*What the task requires*:
Omit all pictures. Copy the rest of the material exactly.

*Data provided*:

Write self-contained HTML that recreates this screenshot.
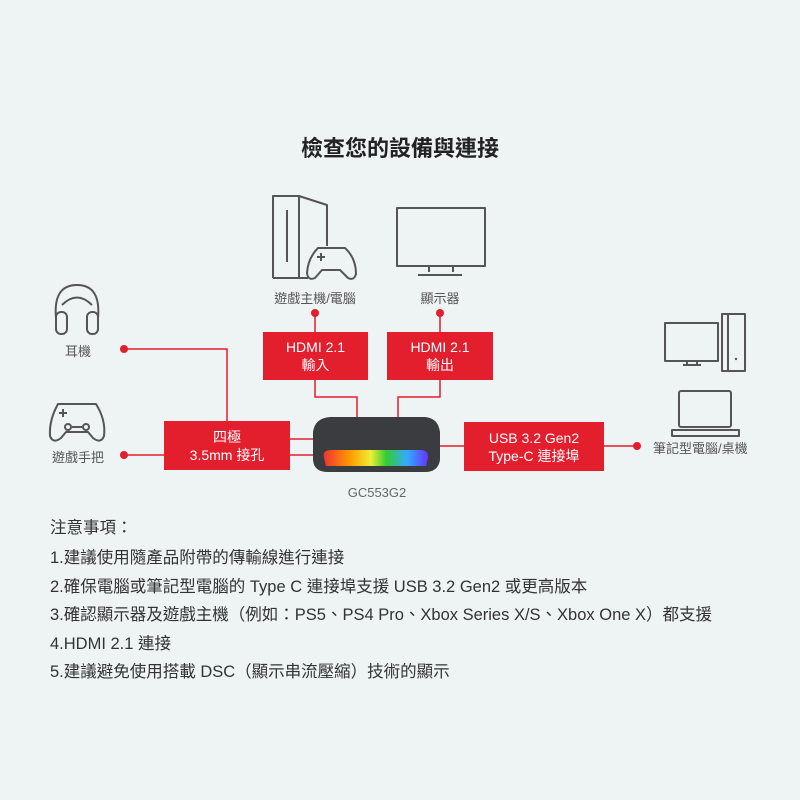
<!DOCTYPE html>
<html><head><meta charset="utf-8"><style>
body{margin:0;width:800px;height:800px;background:#eef3f3;position:relative;overflow:hidden;font-family:"Liberation Sans","Noto Sans CJK TC",sans-serif;color:#333}
.t{position:absolute;white-space:nowrap}
.box{position:absolute;background:#e31e2d;color:#fff;font-size:14px;line-height:18px;text-align:center;display:flex;align-items:center;justify-content:center}
.lab{position:absolute;font-size:13px;color:#555;white-space:nowrap;transform:translateX(-50%)}
.n{position:absolute;left:50px;font-size:16.5px;color:#333;white-space:nowrap}
</style></head><body>
<div class="t" style="left:0;width:800px;text-align:center;top:131px;font-size:22px;font-weight:bold;color:#222">檢查您的設備與連接</div>

<svg width="800" height="800" style="position:absolute;left:0;top:0" fill="none">
<g stroke="#e31e2d" stroke-width="1.5">
<path d="M124 349H227V421"/><path d="M124 455H164"/>
<path d="M290 439H316M290 455H313"/>
<path d="M315 313V332M315 380V397H357V417"/>
<path d="M440 313V332M440 380V397H398V417"/>
<path d="M604 446H637M440 446H464"/>
</g>
<g fill="#e31e2d"><circle cx="124" cy="349" r="4"/><circle cx="124" cy="455" r="4"/><circle cx="315" cy="313" r="4"/><circle cx="440" cy="313" r="4"/><circle cx="637" cy="446" r="4"/></g>
<g stroke="#555" stroke-width="2" stroke-linejoin="round">
<path d="M273 278V196H299L327 205V246M299 196V278H273M299 278H308"/>
<path d="M287 210V262"/>
<path d="M318 248H345Q356 258 356 274Q354 281 348 278L340 270H322L315 278Q308 281 307 273Q308 258 318 248Z"/>
<path d="M317 257h8M321 253v8"/>
<rect x="397" y="208" width="88" height="58"/><path d="M429 266v6M453 266v6M418 275H462"/>
<path d="M56 318Q53 285 77 285Q101 285 98 318"/><path d="M62 305Q77 290 92 305"/>
<rect x="56" y="312" width="11" height="22" rx="5"/><rect x="87" y="312" width="11" height="22" rx="5"/>
<path d="M58 404H96Q106 420 104 436Q101 444 93 438L88 432H66L61 438Q53 444 50 436Q49 420 58 404Z"/>
<path d="M59 413h8M63 409v8"/><circle cx="68" cy="427" r="3"/><circle cx="86" cy="427" r="3"/><path d="M72 427h10"/>
<rect x="665" y="323" width="53" height="38"/><path d="M722 314H745V371H722ZM728 314V371M683 365h18M687 361v4M697 361v4"/>
<rect x="679" y="391" width="52" height="36" rx="2"/><path d="M672 430H739V436H672Z"/>
</g>
<circle cx="736" cy="359" r="1.2" fill="#555"/>
<defs><linearGradient id="rg" x1="0" x2="1"><stop offset="0" stop-color="#e33"/><stop offset=".25" stop-color="#f90"/><stop offset=".45" stop-color="#ee3"/><stop offset=".6" stop-color="#3c3"/><stop offset=".8" stop-color="#3af"/><stop offset="1" stop-color="#63f"/></linearGradient></defs>
<path d="M330 417H425Q438 418 440 432V460Q438 472 425 472H328Q314 472 313 460V432Q315 418 330 417Z" fill="#3a3c3f"/>
<path d="M324 458Q322 450 331 450H420Q429 450 428 458L426 466H326Z" fill="url(#rg)"/>
</svg>

<div class="lab" style="left:315px;top:288px">遊戲主機/電腦</div>
<div class="lab" style="left:440px;top:288px">顯示器</div>
<div class="lab" style="left:78px;top:341px">耳機</div>
<div class="lab" style="left:78px;top:447px">遊戲手把</div>
<div class="t" style="left:653px;top:438px;font-size:13px;color:#555">筆記型電腦/桌機</div>
<div class="lab" style="left:377px;top:485px;font-size:13px;color:#666">GC553G2</div>

<div class="box" style="left:263px;top:332px;width:105px;height:48px">HDMI 2.1<br>輸入</div>
<div class="box" style="left:387px;top:332px;width:106px;height:48px">HDMI 2.1<br>輸出</div>
<div class="box" style="left:164px;top:421px;width:126px;height:49px">四極<br>3.5mm 接孔</div>
<div class="box" style="left:464px;top:422px;width:140px;height:49px">USB 3.2 Gen2<br>Type-C 連接埠</div>

<div class="n" style="top:514px">注意事項：</div>
<div class="n" style="top:544px">1.建議使用隨產品附帶的傳輸線進行連接</div>
<div class="n" style="top:573px">2.確保電腦或筆記型電腦的 Type C 連接埠支援 USB 3.2 Gen2 或更高版本</div>
<div class="n" style="top:601px">3.確認顯示器及遊戲主機（例如：PS5、PS4 Pro、Xbox Series X/S、Xbox One X）都支援</div>
<div class="n" style="top:630px">4.HDMI 2.1 連接</div>
<div class="n" style="top:658px">5.建議避免使用搭載 DSC（顯示串流壓縮）技術的顯示</div>
</body></html>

*Correct output*:
Write self-contained HTML that recreates this screenshot.
<!DOCTYPE html>
<html><head><meta charset="utf-8"><style>
body{margin:0;width:800px;height:800px;background:#eef3f3;position:relative;overflow:hidden;font-family:"Liberation Sans","Noto Sans CJK TC",sans-serif;color:#333}
.t{position:absolute;white-space:nowrap}
.box{position:absolute;background:#e31e2d;color:#fff;font-size:14px;line-height:18px;text-align:center;display:flex;align-items:center;justify-content:center}
.lab{position:absolute;font-size:13px;color:#555;white-space:nowrap;transform:translateX(-50%)}
.n{position:absolute;left:50px;font-size:16.5px;color:#333;white-space:nowrap}
</style></head><body>
<div class="t" style="left:0;width:800px;text-align:center;top:131px;font-size:22px;font-weight:bold;color:#222">檢查您的設備與連接</div>

<svg width="800" height="800" style="position:absolute;left:0;top:0" fill="none">
<g stroke="#e31e2d" stroke-width="1.5">
<path d="M124 349H227V421"/><path d="M124 455H164"/>
<path d="M290 439H316M290 455H313"/>
<path d="M315 313V332M315 380V397H357V417"/>
<path d="M440 313V332M440 380V397H398V417"/>
<path d="M604 446H637M440 446H464"/>
</g>
<g fill="#e31e2d"><circle cx="124" cy="349" r="4"/><circle cx="124" cy="455" r="4"/><circle cx="315" cy="313" r="4"/><circle cx="440" cy="313" r="4"/><circle cx="637" cy="446" r="4"/></g>
<g stroke="#555" stroke-width="2" stroke-linejoin="round">
<path d="M273 278V196H299L327 205V246M299 196V278H273M299 278H308"/>
<path d="M287 210V262"/>
<path d="M318 248H345Q356 258 356 274Q354 281 348 278L340 270H322L315 278Q308 281 307 273Q308 258 318 248Z"/>
<path d="M317 257h8M321 253v8"/>
<rect x="397" y="208" width="88" height="58"/><path d="M429 266v6M453 266v6M418 275H462"/>
<path d="M56 318Q53 285 77 285Q101 285 98 318"/><path d="M62 305Q77 290 92 305"/>
<rect x="56" y="312" width="11" height="22" rx="5"/><rect x="87" y="312" width="11" height="22" rx="5"/>
<path d="M58 404H96Q106 420 104 436Q101 444 93 438L88 432H66L61 438Q53 444 50 436Q49 420 58 404Z"/>
<path d="M59 413h8M63 409v8"/><circle cx="68" cy="427" r="3"/><circle cx="86" cy="427" r="3"/><path d="M72 427h10"/>
<rect x="665" y="323" width="53" height="38"/><path d="M722 314H745V371H722ZM728 314V371M683 365h18M687 361v4M697 361v4"/>
<rect x="679" y="391" width="52" height="36" rx="2"/><path d="M672 430H739V436H672Z"/>
</g>
<circle cx="736" cy="359" r="1.2" fill="#555"/>
<defs><linearGradient id="rg" x1="0" x2="1"><stop offset="0" stop-color="#e33"/><stop offset=".25" stop-color="#f90"/><stop offset=".45" stop-color="#ee3"/><stop offset=".6" stop-color="#3c3"/><stop offset=".8" stop-color="#3af"/><stop offset="1" stop-color="#63f"/></linearGradient></defs>
<path d="M330 417H425Q438 418 440 432V460Q438 472 425 472H328Q314 472 313 460V432Q315 418 330 417Z" fill="#3a3c3f"/>
<path d="M324 458Q322 450 331 450H420Q429 450 428 458L426 466H326Z" fill="url(#rg)"/>
</svg>

<div class="lab" style="left:315px;top:288px">遊戲主機/電腦</div>
<div class="lab" style="left:440px;top:288px">顯示器</div>
<div class="lab" style="left:78px;top:341px">耳機</div>
<div class="lab" style="left:78px;top:447px">遊戲手把</div>
<div class="t" style="left:653px;top:438px;font-size:13px;color:#555">筆記型電腦/桌機</div>
<div class="lab" style="left:377px;top:485px;font-size:13px;color:#666">GC553G2</div>

<div class="box" style="left:263px;top:332px;width:105px;height:48px">HDMI 2.1<br>輸入</div>
<div class="box" style="left:387px;top:332px;width:106px;height:48px">HDMI 2.1<br>輸出</div>
<div class="box" style="left:164px;top:421px;width:126px;height:49px">四極<br>3.5mm 接孔</div>
<div class="box" style="left:464px;top:422px;width:140px;height:49px">USB 3.2 Gen2<br>Type-C 連接埠</div>

<div class="n" style="top:514px">注意事項：</div>
<div class="n" style="top:544px">1.建議使用隨產品附帶的傳輸線進行連接</div>
<div class="n" style="top:573px">2.確保電腦或筆記型電腦的 Type C 連接埠支援 USB 3.2 Gen2 或更高版本</div>
<div class="n" style="top:601px">3.確認顯示器及遊戲主機（例如：PS5、PS4 Pro、Xbox Series X/S、Xbox One X）都支援</div>
<div class="n" style="top:630px">4.HDMI 2.1 連接</div>
<div class="n" style="top:658px">5.建議避免使用搭載 DSC（顯示串流壓縮）技術的顯示</div>
</body></html>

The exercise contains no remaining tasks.